Various Artists: Secret Ellington

Various Artists
Secret Ellington
True Life
2002-03-19

The title’s a bit of tease, really. These aren’t hitherto undiscovered Ellington recordings nor are they a side of the great composer that we weren’t supposed to know about, in either tabloid or musically revelatory senses. What this very impressive project is all about is, overtly, the rescuing of a 1958 libretto and music to a show that never got produced. It has historical value as that and does add something to our knowledge of Ellington. However, this should really be judged as a contemporary recording and enjoyed for the quality of performance and the caliber of the players involved, all of whom have obviously relished the opportunity to get their hands on hitherto unheard Ellington tunes.

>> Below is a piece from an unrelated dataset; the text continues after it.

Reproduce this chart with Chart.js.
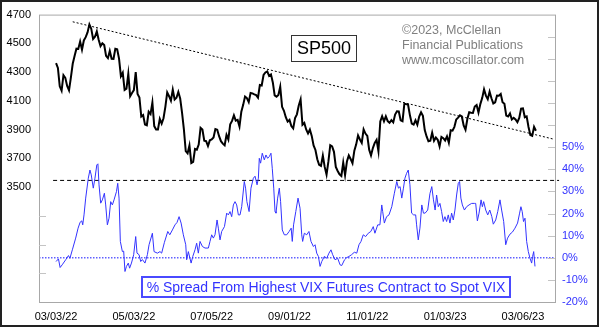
<!DOCTYPE html>
<html>
<head>
<meta charset="utf-8">
<script src="https://cdn.jsdelivr.net/npm/chart.js@4/dist/chart.umd.min.js"></script>
<style>
  html, body { margin: 0; padding: 0; background: #fff; }
  canvas { display: block; }
</style>
</head>
<body>
<canvas id="chart" width="600" height="328"></canvas>
<script>
// x values are trading-day numbers counted from 03/03/22
const tickDays = [0, 42, 84, 126, 168, 210, 252];
const tickLabels = ['03/03/22', '05/03/22', '07/05/22', '09/01/22', '11/01/22', '01/03/23', '03/06/23'];

// SP500 daily close, 03/03/22 .. 03/15/23 (one per trading day)
const spxClose = [
  4363, 4329, 4201, 4171, 4278, 4260, 4204, 4173, 4262, 4358, 4412, 4463, 4461, 4512, 4456, 4520, 4543, 4576, 4632, 4602, 4530,
  4546, 4583, 4525, 4481, 4500, 4488, 4413, 4397, 4447, 4393, 4392, 4462, 4459, 4394, 4272, 4296, 4175, 4184, 4288, 4132,
  4155, 4175, 4300, 4147, 4123, 3991, 4001, 3935, 3930, 4024, 4008, 4089, 3924, 3901, 3901, 3974, 3941, 3979, 4058, 4158, 4132,
  4101, 4177, 4109, 4121, 4161, 4116, 4018, 3901, 3750, 3735, 3790, 3667, 3675, 3765, 3760, 3796, 3912, 3900, 3822, 3819, 3785,
  3825, 3831, 3845, 3903, 3899, 3854, 3819, 3802, 3790, 3863, 3831, 3937, 3960, 3999, 3962, 3967, 3921, 4024, 4072, 4130,
  4119, 4091, 4155, 4152, 4145, 4140, 4122, 4210, 4207, 4280, 4297, 4305, 4274, 4284, 4228, 4138, 4129, 4141, 4199, 4058, 4031, 3986, 3955,
  3967, 3924, 3908, 3980, 4006, 4067, 4110, 3933, 3946, 3901, 3873, 3900, 3856, 3790, 3758, 3693, 3655, 3647, 3719, 3640, 3586,
  3678, 3791, 3783, 3745, 3640, 3612, 3589, 3577, 3670, 3583, 3678, 3720, 3695, 3666, 3753, 3797, 3859, 3831, 3807, 3901, 3872,
  3856, 3760, 3720, 3771, 3807, 3828, 3749, 3956, 3993, 3957, 3992, 3959, 3947, 3965, 3950, 4004, 4027, 4026, 3964, 3958, 4080,
  4077, 4072, 3999, 3941, 3934, 3964, 3934, 3991, 4020, 3995, 3896, 3852, 3818, 3822, 3878, 3822, 3845, 3829, 3783, 3849, 3840,
  3824, 3853, 3808, 3895, 3892, 3919, 3970, 3983, 3999, 3991, 3929, 3899, 3973, 4020, 4017, 4016, 4060, 4071, 4018, 4077,
  4119, 4180, 4136, 4111, 4164, 4118, 4082, 4090, 4137, 4136, 4148, 4090, 4079, 3997, 3991, 4012, 3970, 3982, 3970,
  3951, 3981, 4046, 4048, 3986, 3992, 3918, 3862, 3856, 3919, 3892
];

// % spread, highest VIX futures contract vs spot VIX
const spreadDay = [
  0, 1.3, 2.2, 3.3, 5.2, 6.7, 7.5, 8.8, 10.6, 11.9, 13, 13.9, 14.4, 15.1, 16, 17.4, 18.3, 19, 20.1, 21,
  22, 22.6, 23.2, 24.1, 25, 26.1, 26.8, 27.7, 28.6, 29.5, 30.4, 31.3, 32.6, 33.3, 34, 34.7, 35.8, 36.5, 37.2, 38,
  39, 39.7, 40.7, 41.9, 43, 43.7, 44.8, 45.7, 46.6, 48, 49.3, 50.2, 52, 52.9, 54.7, 56.1, 57, 58.5, 60.3, 61.4,
  62.8, 64.2, 65.3, 66.4, 67.5, 68.7, 70, 70.5, 71.4, 72.9, 73.8, 75, 75.9, 76.8, 77.7, 79, 80.4, 82.2, 83.1, 84,
  84.9, 85.8, 86.9, 87.6, 88.5, 89.4, 90.9, 92.1, 93, 93.9, 94.8, 95.7, 96.6, 97.5, 98.4, 99.3, 100.2, 101.6, 102.3, 103,
  104.2, 105.2, 106.5, 107.4, 108.5, 109.2, 109.7, 110.4, 111.3, 112.4, 113.3, 114.2, 115.1, 116, 116.7, 117.5, 118.2, 118.7, 119.6, 120.5,
  121.2, 122.1, 123.2, 124.5, 125.8, 126.9, 127.5, 128.2, 129.4, 130.6, 131.7, 132.6, 133.1, 134, 135.3, 136.5, 137.6, 138.9, 139.8, 140.7,
  141.6, 142.5, 143.4, 144.8, 146.1, 147.3, 148.4, 149.3, 150.6, 152, 153.3, 154.2, 155.7, 156.9, 158.1, 159.5, 161, 162.3, 163.5, 164.6,
  165.8, 167.1, 168.5, 169.9, 171.2, 172.1, 173.6, 174.8, 175.8, 176.3, 177.2, 178.4, 179.7, 181.2, 182.6, 183.9, 184.8, 185.7, 186.6, 187.5,
  188.3, 189.2, 190.1, 191, 191.9, 193, 194.1, 194.6, 195.5, 196.4, 197.4, 198.3, 199.2, 200.6, 201.8, 202.8, 203.7, 204.6, 205.4, 206.3,
  207.2, 208.1, 209, 209.9, 210.8, 211.7, 212.6, 213.5, 214.4, 215.3, 216.2, 217.1, 217.8, 218.5, 219.3, 220.4, 221.6, 222.9, 224.3, 225.8,
  226.5, 227.4, 228.3, 229.4, 230.1, 230.8, 231.9, 233, 234.1, 235.2, 236, 237.3, 238.4, 239.6, 240.5, 241.6, 242.7, 243.7, 245, 246.3,
  247.7, 249.1, 250.2, 250.9, 251.6, 252.3, 253.1, 254, 254.9, 255.8, 256.7, 257.2, 257.8, 258.5
];
const spreadPct = [
  -1.7, -0.5, -4.4, -3.2, -0.9, 1.0, -0.2, 3.6, 8.9, 13.4, 16.1, 16.7, 14.9, 19.4, 27, 36, 39.7, 37.5, 31.5, 36,
  42, 42.5, 33, 24.7, 26.2, 29.2, 23.9, 14.9, 17.9, 25.4, 23.9, 26.2, 29.9, 33.7, 27, 7.4, 2.8, 3.0, -6.2, -3.9,
  -2.4, -4.7, -2.4, 1.4, 9.6, 2.1, 1.4, -1.7, -0.8, -2.4, 1.4, 5.9, 11.1, 2.8, 2.1, 2.8, 2.1, 7.0, 11.9, 10.4,
  12.6, 14.9, 16, 18.6, 15.7, 10.4, 5.9, -0.9, 2.8, -2.4, 0.6, 3.6, 6.6, 2.1, 7.4, 5.1, 4.4, 4.4, 7.4, 10.4,
  8.9, 10.4, 17.1, 13.4, 8.1, 11.9, 14.1, 20.2, 19.4, 20.9, 18.6, 23.9, 25.4, 23.9, 19.4, 19.4, 23.1, 34.5, 31.5, 25.4,
  20.9, 31.5, 36, 36.9, 33, 36, 45, 42.8, 47.3, 44.3, 46.5, 45, 45.8, 47.3, 40.5, 31.5, 20.9, 20.2, 27, 31.5,
  25.4, 12.6, 10.4, 10.4, 11.9, 13.4, 7.4, 14.9, 20.9, 27, 22.4, 10.4, 7.4, 11.1, 10.4, 11.9, 7.4, 5.1, 5.9, 2.1,
  0.6, -3.9, -1.7, 0.6, -0.2, 2.1, 3.6, 1.4, -0.9, -0.2, -3.2, -3.5, -0.9, 0.1, 0.6, 1.4, 2.5, 2.1, 5.9, 7.4,
  10.4, 9.6, 11.1, 11.9, 14.1, 11.1, 14.9, 14.9, 23.9, 20.9, 15.7, 18.6, 19.4, 23.1, 29.2, 34.5, 31.5, 32.2, 27, 31.5,
  36, 38.2, 39.7, 33, 20.2, 19.4, 19.4, 14.9, 8.1, 13.4, 23.9, 20.2, 20.2, 21.6, 29, 32.2, 26.2, 21.6, 28.4, 23.1,
  24.6, 20.9, 16.4, 18.6, 16.4, 19.4, 15.7, 20.2, 17.1, 21.6, 28.4, 33.7, 34.5, 27, 23.9, 21.6, 23.1, 23.9, 24.6, 24.6,
  24.6, 16.7, 20.2, 26.2, 23.1, 25.4, 21.6, 19.4, 21.6, 18.6, 15.2, 17.1, 20.9, 26.2, 21.6, 16.4, 5.9, 8.9, 10.7, 11.6,
  13.4, 15.7, 20.2, 23.1, 20.9, 16.4, 17.9, 7.4, 2.8, -0.2, -2.4, 0.6, 2.8, -3.9
];

// dotted downtrend line on the SP500
const trendDay = [9, 268];
const trendVal = [4650, 3835];

// 35% reference level and the zero line
const refDay = [-1.6, 271.5];
const refPct = 35;
const zeroPct = 0;

const xMin = -9.2, xMax = 269.3;
const FONT = '"Liberation Sans", Arial, sans-serif';
Chart.defaults.font.family = FONT;

function toPoints(xs, ys) {
  return xs.map((x, i) => ({ x: x, y: Array.isArray(ys) ? ys[i] : ys }));
}

const decor = {
  id: 'decor',
  afterDatasetsDraw(chart) {
    const { ctx, chartArea: a, scales } = chart;
    ctx.save();

    // plot frame
    ctx.strokeStyle = '#a8a8a8';
    ctx.lineWidth = 1;
    ctx.strokeRect(a.left + 0.5, a.top + 0.5, a.right - a.left, a.bottom - a.top);

    // short tick marks drawn inside the frame
    ctx.strokeStyle = '#c4c4c4';
    ctx.beginPath();
    scales.y.ticks.forEach(t => {
      if (t.value > 2700 && t.value < 3500) {
        const y = Math.round(scales.y.getPixelForValue(t.value)) + 0.5;
        ctx.moveTo(a.left, y);
        ctx.lineTo(a.left + 7, y);
      }
    });
    scales.y2.ticks.forEach(t => {
      if (t.value > -20 && t.value < 110) {
        const y = Math.round(scales.y2.getPixelForValue(t.value)) + 0.5;
        ctx.moveTo(a.right - 7, y);
        ctx.lineTo(a.right, y);
      }
    });
    ctx.stroke();

    // SP500 title box
    ctx.fillStyle = '#fff';
    ctx.fillRect(291, 35, 66, 27);
    ctx.strokeStyle = '#333';
    ctx.strokeRect(291.5, 35.5, 65, 26);
    ctx.fillStyle = '#000';
    ctx.font = '18px ' + FONT;
    ctx.textAlign = 'center';
    ctx.textBaseline = 'middle';
    ctx.fillText('SP500', 324, 49);

    // copyright lines
    ctx.fillStyle = '#808080';
    ctx.font = '12.5px ' + FONT;
    ctx.textAlign = 'left';
    ctx.fillText('©2023, McClellan', 402, 31);
    ctx.fillText('Financial Publications', 402, 46);
    ctx.fillText('www.mcoscillator.com', 402, 61);

    // legend box for the blue line
    ctx.fillStyle = '#fff';
    ctx.fillRect(141, 276, 370, 22);
    ctx.strokeStyle = '#4a4aff';
    ctx.lineWidth = 2;
    ctx.strokeRect(142, 277, 368, 20);
    ctx.fillStyle = '#3333ff';
    ctx.font = '14px ' + FONT;
    ctx.textAlign = 'center';
    ctx.fillText('% Spread From Highest VIX Futures Contract to Spot VIX', 326, 288);

    // outer border
    ctx.strokeStyle = '#222';
    ctx.lineWidth = 2;
    ctx.strokeRect(1, 1, 597, 325);
    ctx.restore();
  }
};

new Chart(document.getElementById('chart'), {
  type: 'line',
  data: {
    datasets: [
      {
        label: 'SP500',
        data: toPoints(spxClose.map((v, i) => i), spxClose),
        yAxisID: 'y',
        borderColor: '#000',
        borderWidth: 2,
        pointRadius: 0,
      },
      {
        label: 'trend',
        data: toPoints(trendDay, trendVal),
        yAxisID: 'y',
        borderColor: '#000',
        borderWidth: 1,
        borderDash: [2, 2],
        pointRadius: 0,
      },
      {
        label: 'spread',
        data: toPoints(spreadDay, spreadPct),
        yAxisID: 'y2',
        borderColor: '#3333ff',
        borderWidth: 1,
        pointRadius: 0,
      },
      {
        label: '35%',
        data: toPoints(refDay, refPct),
        yAxisID: 'y2',
        borderColor: '#000',
        borderWidth: 1,
        borderDash: [4, 3],
        pointRadius: 0,
        clip: false,
      },
      {
        label: '0%',
        data: toPoints([xMin, xMax], zeroPct),
        yAxisID: 'y2',
        borderColor: '#6060ff',
        borderWidth: 1.5,
        borderDash: [1.5, 1.5],
        pointRadius: 0,
      },
    ],
  },
  options: {
    responsive: false,
    animation: false,
    layout: { padding: { top: 14, left: 0, right: 0, bottom: 0 } },
    plugins: { legend: { display: false }, tooltip: { enabled: false } },
    scales: {
      x: {
        type: 'linear',
        min: xMin,
        max: xMax,
        afterBuildTicks: s => { s.ticks = tickDays.map(v => ({ value: v })); },
        afterFit: s => { s.height = 26; },
        ticks: {
          callback: v => tickLabels[tickDays.indexOf(v)],
          color: '#000',
          font: { size: 11 },
          padding: 8,
          maxRotation: 0,
          autoSkip: false,
        },
        grid: { display: false, drawTicks: false },
        border: { display: false },
      },
      y: {
        position: 'left',
        min: 2700,
        max: 4700,
        afterFit: s => { s.width = 39; },
        ticks: {
          stepSize: 200,
          callback: v => (v >= 3500 ? String(v) : ''),
          color: '#000',
          font: { size: 11 },
          padding: 8,
        },
        grid: { display: false, drawTicks: false },
        border: { display: false },
      },
      y2: {
        position: 'right',
        min: -20,
        max: 110,
        afterFit: s => { s.width = 45; },
        ticks: {
          stepSize: 10,
          callback: v => (v <= 50 ? v + '%' : ''),
          color: '#3333ff',
          font: { size: 11 },
          padding: 7,
        },
        grid: { display: false, drawTicks: false },
        border: { display: false },
      },
    },
  },
  plugins: [decor],
});
</script>
</body>
</html>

Almost unheard. The standout lyric “They Say” was actually thought good enough to be used at Ellington’s memorial service, where the actor Brock Peters delivered the song’s message of departure, reconciliation, and the afterlife. It is the finest of what are a series of well-crafted words, all unapologetically located in a lost and more articulate Broadway tradition. Each comes from the pen of Herb Martin, who happily is still around to witness this new interest in his work. Other than “They Say”, most of the material remained in rough-demo form and exists nowhere with finished Ellington orchestration.

So, what we have are a series of interpretations rather than recreations. Some are taken as songs, some are instrumentals. You will get little sense of plot or running order of the original musical (Saturday Laughter — from South African Peter Abrahams’ novel) nor how Ellington may have meant the music to sound. And it doesn’t matter in the slightest. This is because what is presented to the listener are a series of polished and inventive pieces, each complete in its own right.

Some of the songs will seem a little showbizzy and dated to non-theatrical types. Ironically they are the ones that probably most closely adhere to what the show would have actually sounded like. These tend to be the upbeat numbers (such as the terrifyingly breezy opener “You Are Beautiful”) and, to be truthful, this album works best in ballad or melancholy mode. Thankfully, that is the overwhelming majority of the time it takes for the team of gifted musicians to produce fourteen tracks (using 12 of the 22 original tunes.)

“Ellingtonia” tends to imply big bands. The songs here are all given small group treatments, using different but overlapping sets of musicians and arrangers. The singers are Freddy Cole, Jeffery Smith, Judi Silvano, Karen Oberlin, and Ian Shaw. All do the job required of them but Cole (“They Say”) and Judi Silvano (“I Am Lonely”) walk off with the honours. The players are in such good shape it is a shame to pick out any — but saxophonists do particularly well, with Joe Lovano (“Only Yesterday”) and Bob Kindred (“This Man”) as outstanding. Joe Beck on guitar and Joe Locke on vibes are possibly even more winning and bring a cool, after-dinner vibe to the chic “This Man” and even the beefy “Big White Mountain”. Joe Beck is also the pick of a distinguished group of arrangers. As a poignant extra Grover Washington Jr. made his last recording on this date and there is a special sadness to his delicate intro to, strangely but inevitably, “They Say”.

There is a more pervasive solemnity, allied to a great amount of downbeat lyricism, in most of the best tunes. Even the hints of bossa nova (“This Man”) or the very modern-sounding Latin bop of “New Shoes” (the pick of the quicker numbers) have a nocturnal, lugubrious edge to them. Many of the lyrics encourage this and I would like to know if this prevalent “darkness” had anything to with the play’s themes (it was set in 1950s’ Capetown, after all). Loneliness and alienation, with beauty and love their only counter, do seem to emerge from both the words and music as a core concern.

Yet, that may not interest most lovers of good jazz, who know that the simple privilege of hearing the likes of Locke, Lovano, and Beck in full flight is profundity enough. Even if the very idea of a jazz musical makes some wince, those three are worth the imagined pain. Anyway, once you get with the conventions of the song structures, the singing is every bit as evocative as the subtle accompaniments. If you want evocative, Freddy Cole can conjure up a whole history of American song in one lazy, half-spoken phrase.

It turns out that the show is currently being revived, re-titled and now set in the Harlem of the twenties. It is to be called “Renaissance Man” and may well prove popular, given current interest in the era that saw the first flowering of Ellington’s genius. Whatever the score’s eventual fate, this time around,Secret Ellington is a considerable achievement, artistically and on its own terms. What might have proved to be simply a worthy, archival after-note is, in fact, one of the year’s more satisfying jazz outings.